Developed jointly by Experian, a global information services provider, and Oliver Wyman, the international management consulting firm, the Q2 2009 Market Intelligence Reports also found that lenders are continuing to manage their risk exposure by aggressively reducing credit lines on revolving loans such as bank cards. Over the last 12 months, bankcard credit lines have declined from $3.8 trillion to $3.1 trillion, a 17 percent decline.

Looking at the economic climate as a whole, several loan products experienced a leveling off of early- and mid-stage delinquency rates in the second quarter 2009. This seems to be a seasonal trend, driven by tax refunds in April and May, according to the report. However, roll rates to late-stage delinquencies and charge-offs continue to be high. In areas like California and Florida, where real-estate troubles have had a negative impact on other products, delinquency rates remain above the national average.

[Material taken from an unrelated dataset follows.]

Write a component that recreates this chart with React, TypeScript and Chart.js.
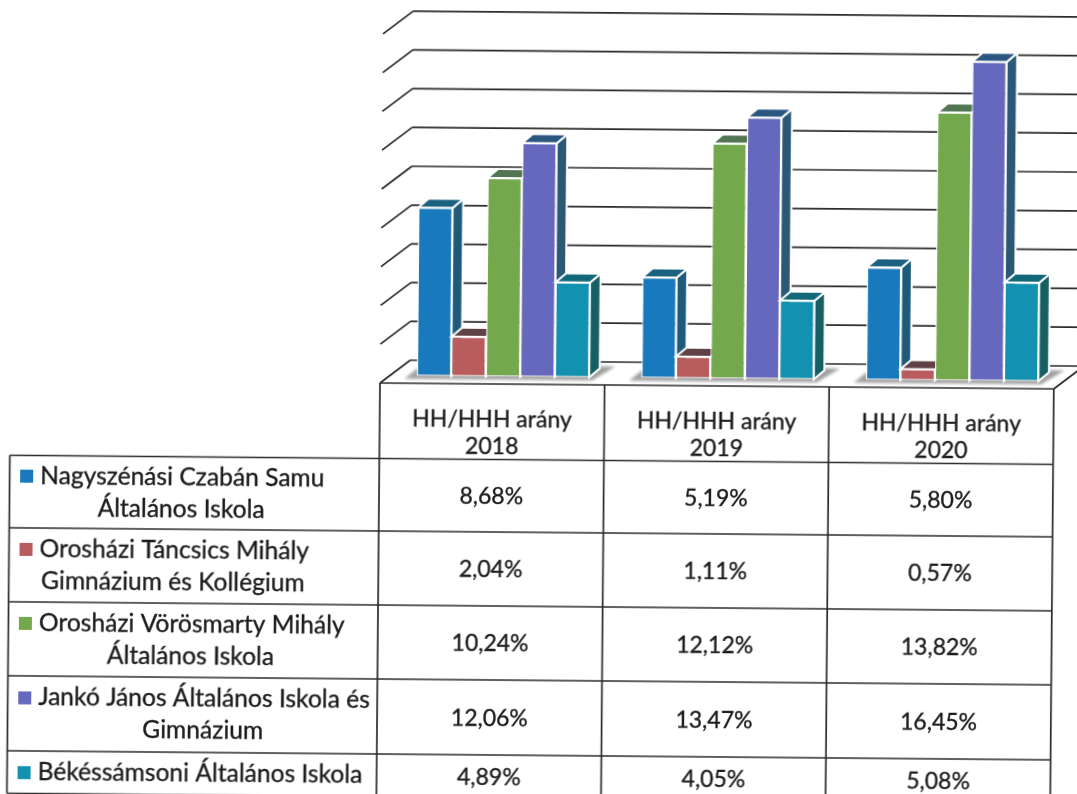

Experian and Oliver Wyman also completed a report on strategic defaulters — borrowers who default on their mortgages only because the value of their home has declined well below their mortgage balance. The report showed that borrowers in the superprime and prime credit score categories are 50 percent more likely to engage in strategic default than those with lower credit scores.

Furthermore, the report shows a segment of borrowers that closely mimics strategic defaulters but would be favorable candidates for loan modification — "cash-flow managers." Unlike strategic defaulters, these borrowers continue to make occasional payments on their mortgage, indicating their intention to get out of delinquency.

"While 60 percent of strategic defaulters are charged-off within six months after serious delinquency, one-third of cash-flow managers cure on their mortgage within six months after serious delinquency and another third remain less than 90 days past due," said Piyush Tantia, a partner in the retail and business banking practice of Oliver Wyman. "Therefore, cash-flow managers represent the borrowers who would make the best candidates for loan modification offers. The impact to businesses that successfully identify and address the two segments can be significant."